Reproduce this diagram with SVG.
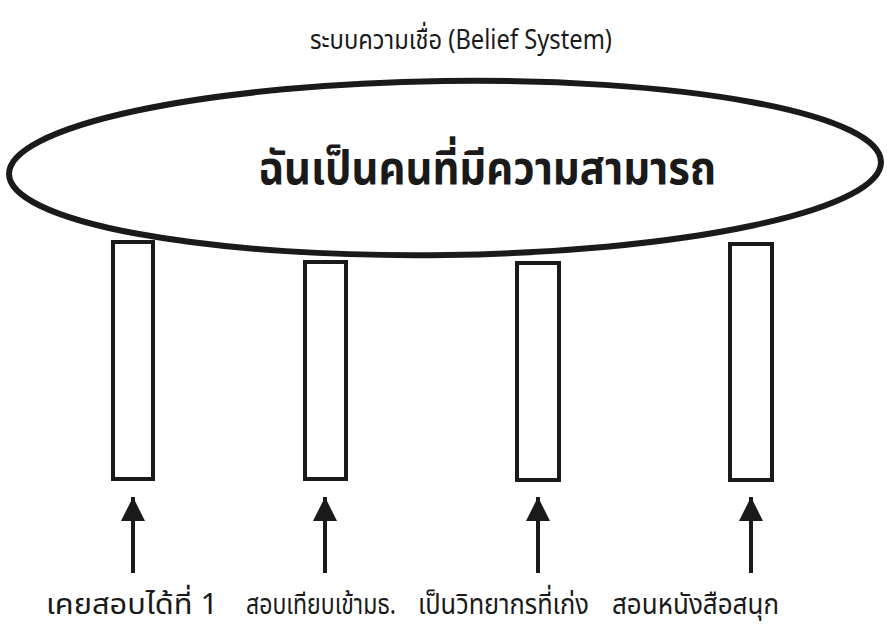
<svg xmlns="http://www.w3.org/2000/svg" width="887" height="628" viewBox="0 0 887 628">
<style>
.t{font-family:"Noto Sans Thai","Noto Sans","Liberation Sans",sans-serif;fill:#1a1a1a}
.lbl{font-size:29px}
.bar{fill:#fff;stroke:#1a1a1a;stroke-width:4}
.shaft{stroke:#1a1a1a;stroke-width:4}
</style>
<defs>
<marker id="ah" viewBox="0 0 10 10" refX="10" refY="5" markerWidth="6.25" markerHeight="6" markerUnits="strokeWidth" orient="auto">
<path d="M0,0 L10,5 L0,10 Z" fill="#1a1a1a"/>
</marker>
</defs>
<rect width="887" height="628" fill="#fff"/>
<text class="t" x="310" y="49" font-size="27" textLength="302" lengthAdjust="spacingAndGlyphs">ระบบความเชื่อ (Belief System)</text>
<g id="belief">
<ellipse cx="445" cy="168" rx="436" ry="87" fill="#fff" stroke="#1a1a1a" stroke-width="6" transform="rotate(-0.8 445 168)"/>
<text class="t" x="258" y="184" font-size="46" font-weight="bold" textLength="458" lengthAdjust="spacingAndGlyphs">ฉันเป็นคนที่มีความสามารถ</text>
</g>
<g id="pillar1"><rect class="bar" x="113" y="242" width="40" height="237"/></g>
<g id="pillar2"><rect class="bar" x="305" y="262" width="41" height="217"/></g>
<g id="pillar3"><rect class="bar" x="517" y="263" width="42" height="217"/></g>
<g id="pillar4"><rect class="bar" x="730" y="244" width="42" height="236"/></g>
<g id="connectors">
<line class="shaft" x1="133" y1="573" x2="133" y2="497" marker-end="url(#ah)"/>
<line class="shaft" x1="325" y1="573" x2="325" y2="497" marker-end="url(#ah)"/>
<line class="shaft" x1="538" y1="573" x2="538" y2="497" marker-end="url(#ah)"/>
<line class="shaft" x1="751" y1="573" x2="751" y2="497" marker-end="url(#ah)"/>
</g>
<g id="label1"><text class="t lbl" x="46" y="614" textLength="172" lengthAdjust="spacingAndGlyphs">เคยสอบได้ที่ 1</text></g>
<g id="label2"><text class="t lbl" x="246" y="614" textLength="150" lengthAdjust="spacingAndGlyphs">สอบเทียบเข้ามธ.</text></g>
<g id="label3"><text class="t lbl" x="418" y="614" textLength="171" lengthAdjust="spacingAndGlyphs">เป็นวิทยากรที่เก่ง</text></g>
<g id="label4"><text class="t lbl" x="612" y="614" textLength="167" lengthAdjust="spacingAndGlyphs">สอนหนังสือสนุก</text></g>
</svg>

★ ★ ★ ★ ★

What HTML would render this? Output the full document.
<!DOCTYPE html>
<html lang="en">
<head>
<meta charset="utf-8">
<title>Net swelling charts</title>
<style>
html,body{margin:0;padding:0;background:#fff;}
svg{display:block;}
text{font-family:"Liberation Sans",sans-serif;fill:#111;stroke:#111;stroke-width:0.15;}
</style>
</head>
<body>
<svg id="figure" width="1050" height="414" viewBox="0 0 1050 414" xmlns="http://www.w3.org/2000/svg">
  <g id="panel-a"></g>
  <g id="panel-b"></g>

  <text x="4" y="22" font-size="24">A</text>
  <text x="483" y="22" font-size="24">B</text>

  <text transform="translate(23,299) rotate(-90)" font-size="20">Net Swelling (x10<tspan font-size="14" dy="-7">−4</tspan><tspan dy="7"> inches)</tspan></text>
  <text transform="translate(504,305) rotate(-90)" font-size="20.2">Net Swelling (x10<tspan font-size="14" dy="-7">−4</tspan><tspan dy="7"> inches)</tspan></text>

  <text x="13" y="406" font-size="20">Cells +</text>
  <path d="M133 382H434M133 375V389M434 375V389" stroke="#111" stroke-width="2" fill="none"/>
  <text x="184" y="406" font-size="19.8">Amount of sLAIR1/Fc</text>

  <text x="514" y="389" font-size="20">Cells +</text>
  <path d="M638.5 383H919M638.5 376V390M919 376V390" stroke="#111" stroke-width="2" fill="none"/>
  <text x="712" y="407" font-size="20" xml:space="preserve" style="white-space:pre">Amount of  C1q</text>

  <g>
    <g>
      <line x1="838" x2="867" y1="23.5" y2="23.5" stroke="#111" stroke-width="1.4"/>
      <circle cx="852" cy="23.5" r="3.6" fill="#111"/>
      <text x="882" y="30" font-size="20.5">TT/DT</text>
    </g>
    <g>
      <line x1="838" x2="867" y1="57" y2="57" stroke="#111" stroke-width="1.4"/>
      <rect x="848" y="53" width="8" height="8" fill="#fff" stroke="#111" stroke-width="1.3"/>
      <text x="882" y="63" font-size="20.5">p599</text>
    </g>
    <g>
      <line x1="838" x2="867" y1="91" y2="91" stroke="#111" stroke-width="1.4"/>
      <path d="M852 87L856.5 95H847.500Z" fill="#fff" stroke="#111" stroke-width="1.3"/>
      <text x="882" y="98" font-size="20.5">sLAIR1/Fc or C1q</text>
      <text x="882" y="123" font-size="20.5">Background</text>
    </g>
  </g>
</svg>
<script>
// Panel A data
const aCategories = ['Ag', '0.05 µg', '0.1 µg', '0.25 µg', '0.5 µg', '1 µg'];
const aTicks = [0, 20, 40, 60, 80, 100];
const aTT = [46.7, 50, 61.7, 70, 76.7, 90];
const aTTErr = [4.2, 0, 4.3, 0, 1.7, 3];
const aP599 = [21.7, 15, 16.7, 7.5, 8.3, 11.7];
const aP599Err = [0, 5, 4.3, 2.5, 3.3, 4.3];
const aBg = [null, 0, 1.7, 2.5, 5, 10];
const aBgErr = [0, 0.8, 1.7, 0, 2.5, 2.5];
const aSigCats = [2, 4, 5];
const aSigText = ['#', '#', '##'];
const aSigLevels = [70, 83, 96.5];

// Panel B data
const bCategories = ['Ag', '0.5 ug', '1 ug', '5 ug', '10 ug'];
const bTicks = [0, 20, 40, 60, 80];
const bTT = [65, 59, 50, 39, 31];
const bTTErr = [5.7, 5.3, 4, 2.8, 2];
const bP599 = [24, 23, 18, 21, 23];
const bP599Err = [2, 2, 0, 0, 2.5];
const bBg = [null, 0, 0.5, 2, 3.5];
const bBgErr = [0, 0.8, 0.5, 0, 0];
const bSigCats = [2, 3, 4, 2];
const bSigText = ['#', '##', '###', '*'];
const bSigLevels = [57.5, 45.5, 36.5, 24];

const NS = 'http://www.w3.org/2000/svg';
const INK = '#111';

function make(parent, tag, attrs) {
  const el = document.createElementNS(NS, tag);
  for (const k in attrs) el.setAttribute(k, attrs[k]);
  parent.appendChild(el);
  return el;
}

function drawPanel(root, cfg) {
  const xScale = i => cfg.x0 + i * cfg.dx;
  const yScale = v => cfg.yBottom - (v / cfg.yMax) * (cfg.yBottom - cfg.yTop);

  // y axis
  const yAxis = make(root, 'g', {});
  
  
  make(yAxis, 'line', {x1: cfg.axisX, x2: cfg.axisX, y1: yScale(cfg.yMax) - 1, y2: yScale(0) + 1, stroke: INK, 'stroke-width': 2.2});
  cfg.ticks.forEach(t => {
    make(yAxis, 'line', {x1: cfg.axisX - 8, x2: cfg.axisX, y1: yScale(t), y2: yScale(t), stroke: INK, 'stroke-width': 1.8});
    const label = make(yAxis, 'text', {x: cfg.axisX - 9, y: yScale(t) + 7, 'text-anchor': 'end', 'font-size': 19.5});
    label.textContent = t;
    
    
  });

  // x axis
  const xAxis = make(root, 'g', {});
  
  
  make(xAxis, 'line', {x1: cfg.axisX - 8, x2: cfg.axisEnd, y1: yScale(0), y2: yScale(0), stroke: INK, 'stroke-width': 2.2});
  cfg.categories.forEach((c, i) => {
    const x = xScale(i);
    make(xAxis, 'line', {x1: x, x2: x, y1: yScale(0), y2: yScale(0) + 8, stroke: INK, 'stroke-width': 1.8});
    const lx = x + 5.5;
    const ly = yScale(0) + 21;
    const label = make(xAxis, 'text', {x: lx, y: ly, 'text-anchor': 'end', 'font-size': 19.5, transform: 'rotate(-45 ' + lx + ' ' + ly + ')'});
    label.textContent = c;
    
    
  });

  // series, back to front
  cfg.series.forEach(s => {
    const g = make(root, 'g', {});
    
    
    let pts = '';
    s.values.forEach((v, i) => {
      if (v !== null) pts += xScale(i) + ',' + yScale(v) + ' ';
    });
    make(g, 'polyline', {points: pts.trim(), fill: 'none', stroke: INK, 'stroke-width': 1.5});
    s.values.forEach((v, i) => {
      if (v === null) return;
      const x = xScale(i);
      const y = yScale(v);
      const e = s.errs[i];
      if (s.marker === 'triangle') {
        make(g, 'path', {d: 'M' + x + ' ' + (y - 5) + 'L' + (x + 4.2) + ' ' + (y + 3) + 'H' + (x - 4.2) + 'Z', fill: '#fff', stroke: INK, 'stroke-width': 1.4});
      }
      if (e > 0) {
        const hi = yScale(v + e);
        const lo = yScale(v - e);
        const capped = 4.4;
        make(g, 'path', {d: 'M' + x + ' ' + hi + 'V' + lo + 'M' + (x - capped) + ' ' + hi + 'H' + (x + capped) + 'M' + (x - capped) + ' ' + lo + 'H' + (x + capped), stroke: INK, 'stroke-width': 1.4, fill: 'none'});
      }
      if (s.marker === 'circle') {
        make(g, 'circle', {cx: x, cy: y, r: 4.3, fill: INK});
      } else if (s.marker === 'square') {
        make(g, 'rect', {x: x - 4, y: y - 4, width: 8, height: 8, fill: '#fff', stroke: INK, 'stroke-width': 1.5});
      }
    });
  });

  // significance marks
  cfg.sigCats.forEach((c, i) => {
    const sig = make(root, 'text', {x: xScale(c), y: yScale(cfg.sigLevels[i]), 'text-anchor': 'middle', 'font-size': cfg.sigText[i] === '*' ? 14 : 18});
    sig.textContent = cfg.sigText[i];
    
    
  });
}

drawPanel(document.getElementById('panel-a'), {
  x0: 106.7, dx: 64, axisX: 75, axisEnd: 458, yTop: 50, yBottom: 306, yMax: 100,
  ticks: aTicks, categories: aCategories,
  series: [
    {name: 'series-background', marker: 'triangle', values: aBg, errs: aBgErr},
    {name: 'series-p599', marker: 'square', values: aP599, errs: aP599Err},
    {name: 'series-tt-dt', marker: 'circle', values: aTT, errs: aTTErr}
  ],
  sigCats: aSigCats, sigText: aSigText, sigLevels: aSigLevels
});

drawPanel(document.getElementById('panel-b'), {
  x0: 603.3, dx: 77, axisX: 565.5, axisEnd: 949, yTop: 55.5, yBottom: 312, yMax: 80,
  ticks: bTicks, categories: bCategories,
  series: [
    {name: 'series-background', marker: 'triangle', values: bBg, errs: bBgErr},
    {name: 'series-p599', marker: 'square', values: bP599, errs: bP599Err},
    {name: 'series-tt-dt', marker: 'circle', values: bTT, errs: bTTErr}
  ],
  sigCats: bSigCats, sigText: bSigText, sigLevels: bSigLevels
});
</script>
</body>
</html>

★ ★ ★ ★ ★

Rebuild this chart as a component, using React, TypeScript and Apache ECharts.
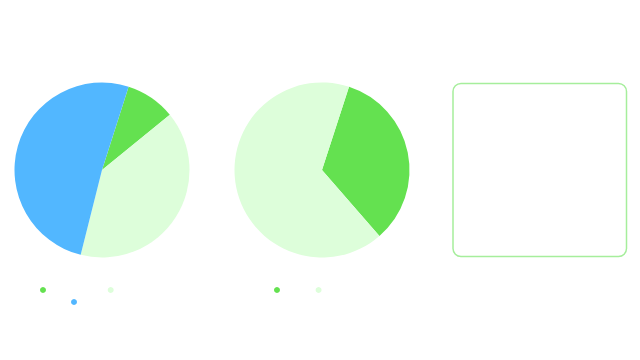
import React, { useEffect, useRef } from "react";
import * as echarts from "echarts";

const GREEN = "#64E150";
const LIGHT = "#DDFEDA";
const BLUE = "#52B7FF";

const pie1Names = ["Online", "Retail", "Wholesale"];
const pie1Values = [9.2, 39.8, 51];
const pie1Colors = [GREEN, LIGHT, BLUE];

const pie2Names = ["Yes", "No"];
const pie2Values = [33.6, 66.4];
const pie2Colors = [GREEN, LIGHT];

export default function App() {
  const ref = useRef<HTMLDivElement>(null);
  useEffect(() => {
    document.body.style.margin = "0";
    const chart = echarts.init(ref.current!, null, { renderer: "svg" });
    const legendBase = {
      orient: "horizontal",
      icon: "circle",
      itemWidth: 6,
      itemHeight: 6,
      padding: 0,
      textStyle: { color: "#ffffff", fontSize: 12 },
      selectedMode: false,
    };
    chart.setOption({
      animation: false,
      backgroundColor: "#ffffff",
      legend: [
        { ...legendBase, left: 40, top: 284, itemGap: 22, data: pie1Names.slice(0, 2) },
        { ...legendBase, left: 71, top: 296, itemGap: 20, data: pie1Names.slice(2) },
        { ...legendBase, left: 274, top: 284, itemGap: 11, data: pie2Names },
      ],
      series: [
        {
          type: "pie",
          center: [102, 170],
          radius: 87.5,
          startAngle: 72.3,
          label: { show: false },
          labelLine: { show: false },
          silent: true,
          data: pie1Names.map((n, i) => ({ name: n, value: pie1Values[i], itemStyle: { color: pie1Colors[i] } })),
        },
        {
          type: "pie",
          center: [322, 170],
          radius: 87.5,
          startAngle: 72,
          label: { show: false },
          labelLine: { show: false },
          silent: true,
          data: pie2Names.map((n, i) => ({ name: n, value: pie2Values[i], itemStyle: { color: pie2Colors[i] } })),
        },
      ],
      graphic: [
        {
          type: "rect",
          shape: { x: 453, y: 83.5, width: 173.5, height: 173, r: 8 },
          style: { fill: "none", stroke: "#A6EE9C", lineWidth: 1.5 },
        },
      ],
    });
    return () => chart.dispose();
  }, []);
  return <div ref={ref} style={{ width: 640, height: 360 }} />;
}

★ ★ ★ ★ ★

### SET EXERCISE:
Above are the records. Copy only the lines from the one with "Rebuild this chart" through the one with "const pie2Colors = [GREEN, LIGHT];", exactly, with no pictures.

### EXPECTED ANSWER:
Rebuild this chart as a component, using React, TypeScript and Apache ECharts.
import React, { useEffect, useRef } from "react";
import * as echarts from "echarts";

const GREEN = "#64E150";
const LIGHT = "#DDFEDA";
const BLUE = "#52B7FF";

const pie1Names = ["Online", "Retail", "Wholesale"];
const pie1Values = [9.2, 39.8, 51];
const pie1Colors = [GREEN, LIGHT, BLUE];

const pie2Names = ["Yes", "No"];
const pie2Values = [33.6, 66.4];
const pie2Colors = [GREEN, LIGHT];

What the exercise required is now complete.